╭──

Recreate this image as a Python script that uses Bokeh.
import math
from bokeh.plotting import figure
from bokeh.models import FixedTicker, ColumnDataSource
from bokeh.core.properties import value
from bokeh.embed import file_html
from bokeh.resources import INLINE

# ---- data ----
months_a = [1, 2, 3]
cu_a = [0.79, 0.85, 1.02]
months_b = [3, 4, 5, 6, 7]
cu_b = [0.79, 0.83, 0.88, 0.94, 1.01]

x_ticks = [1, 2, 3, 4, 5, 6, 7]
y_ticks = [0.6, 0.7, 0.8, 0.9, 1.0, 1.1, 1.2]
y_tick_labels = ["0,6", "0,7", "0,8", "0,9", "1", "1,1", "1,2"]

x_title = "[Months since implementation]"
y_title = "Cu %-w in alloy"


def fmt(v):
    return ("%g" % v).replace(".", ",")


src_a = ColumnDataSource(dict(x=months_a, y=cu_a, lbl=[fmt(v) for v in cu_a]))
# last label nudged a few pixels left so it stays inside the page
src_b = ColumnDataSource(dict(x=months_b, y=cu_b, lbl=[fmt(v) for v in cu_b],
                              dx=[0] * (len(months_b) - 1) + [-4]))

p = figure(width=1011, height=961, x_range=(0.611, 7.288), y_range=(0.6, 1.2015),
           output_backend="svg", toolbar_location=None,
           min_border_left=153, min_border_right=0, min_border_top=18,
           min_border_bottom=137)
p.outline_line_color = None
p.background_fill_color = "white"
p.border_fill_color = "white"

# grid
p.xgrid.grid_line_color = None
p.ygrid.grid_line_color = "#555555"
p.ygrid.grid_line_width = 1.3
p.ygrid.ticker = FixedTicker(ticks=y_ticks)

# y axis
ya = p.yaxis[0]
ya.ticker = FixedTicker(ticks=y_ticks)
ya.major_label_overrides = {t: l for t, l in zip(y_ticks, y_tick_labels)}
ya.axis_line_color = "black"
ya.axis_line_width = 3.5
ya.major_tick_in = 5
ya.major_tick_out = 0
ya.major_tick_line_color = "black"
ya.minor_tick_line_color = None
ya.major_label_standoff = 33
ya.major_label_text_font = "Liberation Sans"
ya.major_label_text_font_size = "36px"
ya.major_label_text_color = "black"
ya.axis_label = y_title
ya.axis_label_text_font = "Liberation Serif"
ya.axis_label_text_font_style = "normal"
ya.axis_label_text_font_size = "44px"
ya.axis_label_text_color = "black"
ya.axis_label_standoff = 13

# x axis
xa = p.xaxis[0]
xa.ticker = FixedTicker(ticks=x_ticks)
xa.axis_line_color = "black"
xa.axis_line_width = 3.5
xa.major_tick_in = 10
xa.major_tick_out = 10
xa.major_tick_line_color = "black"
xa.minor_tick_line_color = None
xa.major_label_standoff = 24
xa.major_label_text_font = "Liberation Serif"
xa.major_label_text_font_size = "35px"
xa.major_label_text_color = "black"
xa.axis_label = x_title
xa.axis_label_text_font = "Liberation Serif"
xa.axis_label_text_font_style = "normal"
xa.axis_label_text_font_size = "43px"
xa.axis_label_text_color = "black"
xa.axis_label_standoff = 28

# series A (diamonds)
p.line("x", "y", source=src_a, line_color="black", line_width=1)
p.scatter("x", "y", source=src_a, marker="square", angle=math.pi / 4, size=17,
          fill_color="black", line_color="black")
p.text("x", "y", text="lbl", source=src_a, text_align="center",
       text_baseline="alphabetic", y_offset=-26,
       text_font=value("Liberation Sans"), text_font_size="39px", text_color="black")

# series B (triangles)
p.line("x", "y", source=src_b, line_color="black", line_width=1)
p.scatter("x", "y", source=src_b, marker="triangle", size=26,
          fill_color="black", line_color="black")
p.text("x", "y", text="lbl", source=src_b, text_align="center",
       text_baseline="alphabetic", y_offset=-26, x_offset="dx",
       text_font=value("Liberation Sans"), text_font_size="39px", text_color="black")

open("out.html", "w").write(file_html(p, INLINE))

╰──

● **Your objective**
From the first line to the last, please quote the material above exactly.

● **Exercise solution**
Recreate this image as a Python script that uses Bokeh.
import math
from bokeh.plotting import figure
from bokeh.models import FixedTicker, ColumnDataSource
from bokeh.core.properties import value
from bokeh.embed import file_html
from bokeh.resources import INLINE

# ---- data ----
months_a = [1, 2, 3]
cu_a = [0.79, 0.85, 1.02]
months_b = [3, 4, 5, 6, 7]
cu_b = [0.79, 0.83, 0.88, 0.94, 1.01]

x_ticks = [1, 2, 3, 4, 5, 6, 7]
y_ticks = [0.6, 0.7, 0.8, 0.9, 1.0, 1.1, 1.2]
y_tick_labels = ["0,6", "0,7", "0,8", "0,9", "1", "1,1", "1,2"]

x_title = "[Months since implementation]"
y_title = "Cu %-w in alloy"


def fmt(v):
    return ("%g" % v).replace(".", ",")


src_a = ColumnDataSource(dict(x=months_a, y=cu_a, lbl=[fmt(v) for v in cu_a]))
# last label nudged a few pixels left so it stays inside the page
src_b = ColumnDataSource(dict(x=months_b, y=cu_b, lbl=[fmt(v) for v in cu_b],
                              dx=[0] * (len(months_b) - 1) + [-4]))

p = figure(width=1011, height=961, x_range=(0.611, 7.288), y_range=(0.6, 1.2015),
           output_backend="svg", toolbar_location=None,
           min_border_left=153, min_border_right=0, min_border_top=18,
           min_border_bottom=137)
p.outline_line_color = None
p.background_fill_color = "white"
p.border_fill_color = "white"

# grid
p.xgrid.grid_line_color = None
p.ygrid.grid_line_color = "#555555"
p.ygrid.grid_line_width = 1.3
p.ygrid.ticker = FixedTicker(ticks=y_ticks)

# y axis
ya = p.yaxis[0]
ya.ticker = FixedTicker(ticks=y_ticks)
ya.major_label_overrides = {t: l for t, l in zip(y_ticks, y_tick_labels)}
ya.axis_line_color = "black"
ya.axis_line_width = 3.5
ya.major_tick_in = 5
ya.major_tick_out = 0
ya.major_tick_line_color = "black"
ya.minor_tick_line_color = None
ya.major_label_standoff = 33
ya.major_label_text_font = "Liberation Sans"
ya.major_label_text_font_size = "36px"
ya.major_label_text_color = "black"
ya.axis_label = y_title
ya.axis_label_text_font = "Liberation Serif"
ya.axis_label_text_font_style = "normal"
ya.axis_label_text_font_size = "44px"
ya.axis_label_text_color = "black"
ya.axis_label_standoff = 13

# x axis
xa = p.xaxis[0]
xa.ticker = FixedTicker(ticks=x_ticks)
xa.axis_line_color = "black"
xa.axis_line_width = 3.5
xa.major_tick_in = 10
xa.major_tick_out = 10
xa.major_tick_line_color = "black"
xa.minor_tick_line_color = None
xa.major_label_standoff = 24
xa.major_label_text_font = "Liberation Serif"
xa.major_label_text_font_size = "35px"
xa.major_label_text_color = "black"
xa.axis_label = x_title
xa.axis_label_text_font = "Liberation Serif"
xa.axis_label_text_font_style = "normal"
xa.axis_label_text_font_size = "43px"
xa.axis_label_text_color = "black"
xa.axis_label_standoff = 28

# series A (diamonds)
p.line("x", "y", source=src_a, line_color="black", line_width=1)
p.scatter("x", "y", source=src_a, marker="square", angle=math.pi / 4, size=17,
          fill_color="black", line_color="black")
p.text("x", "y", text="lbl", source=src_a, text_align="center",
       text_baseline="alphabetic", y_offset=-26,
       text_font=value("Liberation Sans"), text_font_size="39px", text_color="black")

# series B (triangles)
p.line("x", "y", source=src_b, line_color="black", line_width=1)
p.scatter("x", "y", source=src_b, marker="triangle", size=26,
          fill_color="black", line_color="black")
p.text("x", "y", text="lbl", source=src_b, text_align="center",
       text_baseline="alphabetic", y_offset=-26, x_offset="dx",
       text_font=value("Liberation Sans"), text_font_size="39px", text_color="black")

open("out.html", "w").write(file_html(p, INLINE))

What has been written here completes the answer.